Too much of the modern schedule gets discussed through launch numbers, purse size, social clips, and whether somebody can carry a corner that did not used to be carryable. Doral pushes the conversation back toward judgment.
That is what I will be watching first. Not just who drives it best. Not just who makes the most birdies.
I want to see whose game still looks coherent when the course starts mixing pressure into every decision. The Blue Monster remains a wonderfully annoying piece of architecture because it keeps asking players to be less impressed with themselves.
It asks for placement in holes that invite swagger. The course also demands patience on a property that looks made for attack. More than anything, it rewards a mature kind of bravery.
A proper Cadillac Championship should feel like that. Expensive, yes. Prestigious, yes. But also a little severe. A little embarrassing.
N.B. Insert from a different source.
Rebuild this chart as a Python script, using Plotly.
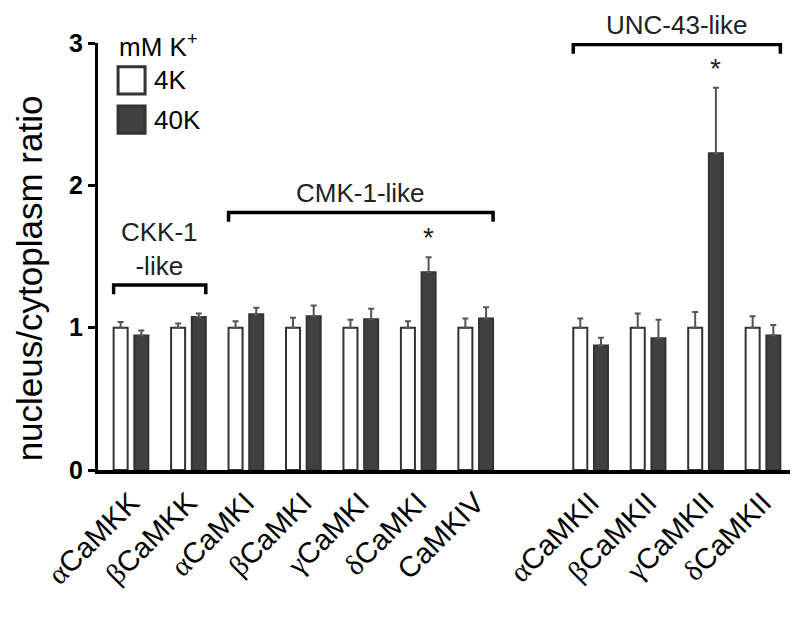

A little honest.
Doral still supplies all three. By Sunday afternoon, somebody will stand on that 18th fairway with the tournament in his hands and the lake waiting for one loose thought.
Then the old course will ask its favorite question again. When pride tells a player to fire, who still has the nerve to aim small?
READ MORE: From the Green Jacket to the Plaid: The Tour’s Quick Turnaround
FAQs
Q1. What is the Cadillac Championship?
A1. It is a PGA TOUR Signature Event at Trump National Doral’s Blue Monster. The purse is $20 million.
Q2. Why is the Blue Monster such a hard test?
A2. Water, awkward angles, and a nasty finishing hole punish loose swings fast. Doral asks for patience as much as power.
Q3. How long is the Blue Monster at Doral?
A3. The current setup stretches to 7,608 yards. The 18th alone is a 473-yard par 4.
Q4. What kind of player usually wins at Doral?
A4. Usually, the player who brings control with the power. Doral rewards calm decisions, clean long irons, and strong recovery after mistakes.
Q5. Why does the 18th matter so much at Doral?
A5. Because it asks for restraint when nerves get loud. One loose swing can wreck four good days.